Yesterday while driving I noticed that the dash volt meter had crept over 14 volts. I checked my Trimetric and noted crazy readings on both the start and coach batteries. The readings were jumping all around between 13.5 and touched 15 a couple of times. After arriving at our campsite I started the generator and noted constant readings on both banks. Started the engine again with the same results as before - wildly varying voltage (noted on Trimetric and with a DVM at the batteries).
On this coach the factory setup attaches the alternator (Leece-Neville 130a) sense wire to a little circuit breaker mounted on the isolator board (photos). I rebuilt that board awhile back with new parts and it has been functioning nominally. Anyhow, I moved the sense wire from that circuit breaker and attached it directly to the chassis terminal on the isolator. That fixed the problem.
Any ideas as to why this would occur? Thanks.
jor
Yea, chassis and breaker, not board. Gotta do a bit more proof reading. Thanks.
jor
Just a armchair guess:
If that auto-reset circuit breaker (where the sense wire was attached) was opening and closing, then it might cause your alternator output to vary up and down. You might look at the circuits that come off that relay in the upper left corner of your diagram, to see if there is any problem there that might have been overloading the circuit breaker..
Sure, the original voltage sense FT wiring location is problematic. The isolator panel location needs to be protected from rear tire road debris and water, and if that breaker opens or there are other connectivity issues the alternator response is as if the battery voltage is too low. BTW John, I checked our inline fuse on our voltage sense wire and found we are using a 1 amp fuse at the battery end of the new voltage sense wire.
John,
It continues to amaze me that there are still FT's out there that have not experienced or had to correct this defective original design issue. Our 1998 U270 experienced problems with this defect, and the defective design caused various damages practically from day one, when the coach was brand new. It cost us dearly until I figured it out (slow learner).
Once I figured it out, my problems ceased. I helped several owners correct the problem on their coaches and eventually I posted the issue and solution (over nine years ago) on the Yahoo site. I have reposted it numerous times here since then, yet owners still keep discovering the issue.
http://www.foreforums.com/index.php?action=media;sa=album;in=170
On a 1998 U270 at least, as originally designed and built, the E59 Starting Battery Bank voltage sensing wire is attached at the AC Compressor "enable relay". If wiring or contacts have deteriorated, in any way, such that there is a voltage drop from the true start battery bank positive terminal to the point of E59 wire attachment, then the alternator voltage regulator thinks that the Start Battery Voltage is low in voltage. In reaction, the voltage regulator in the alternator increases alternator output voltage to try to bring the start batteries back up to the target 14.0 Vdc (or whatever voltage has been dialed into, or fixed into, the regulator). If the sensed voltage is low enough (or zero), the alternator output voltage will fail to its maximum output which is generally on the order of 17 Vdc.

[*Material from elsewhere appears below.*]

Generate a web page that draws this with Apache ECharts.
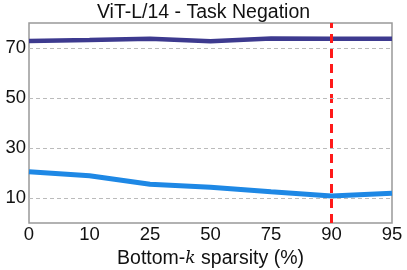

Now if the contact is just dirty and the voltage, as sensed, jumps around with vibration or some other such disturbance, then the alternator voltage regulator and alternator output voltage jumps around accordingly. While all of this is going on, the alternator output is being passed on to both banks of batteries through the isolator. The starting battery bank is smaller, so it will have less resistance to the voltage changes and it will react a bit faster than the house battery bank will. But both banks can and will be damaged if the condition persists. And of course, voltage sensitive components that do not have on-board voltage regulation protection will be damaged or destroyed. Control boards and lighting filaments are particularly prone.
HTH,
Neal
Good idea. I'll do that.
Thanks. I remember we discussed this awhile back.
Neal, I don't know how I missed your thorough explanation. I will do just that as you, Barry and others have and eliminate this problem once and for all.
Thanks to all.
jor
Bottom line: Make sure that the sense wire is attached to a good, clean and tight location directly connected to the chassis battery.
No question, if there is resistance, an opening/closing breaker, etc, it will feed false "low voltage" to the alternator, causing excessively high voltage output.
In fact, the vary last Foretravel I inspected had this issue. Yes, on that coach, most of the connections on the board behind the left rear wheel were is very poor condition.
While some have relocated isolator panel from behind rear tire, we just decided to leave all in place, but cover the whole panel with a piece of clear vinyl, held in place with a few cable ties. This keeps road debris and tire spray from components.
We also ran a new wire from alternator sense connection over to our start battery bank. Protecting and supporting the wire with a long small diameter PVC pipe run from side to side on top of frame and kept in place with wire ties. We put a 1 amp fuse at battery end of new wire.
Good idea to have both the fuse and a KNOWN good clean connection for the sense wire.
Relocating the sense wire from the A/C ckt breaker to the isolator terminal did the trick. When I get back home I'm going to do as others have and run an new fused wire from the alternator directly to the battery terminal. Thanks.
jor
Going thru similar issues,question,how was everything working OK with original wiring?What changed?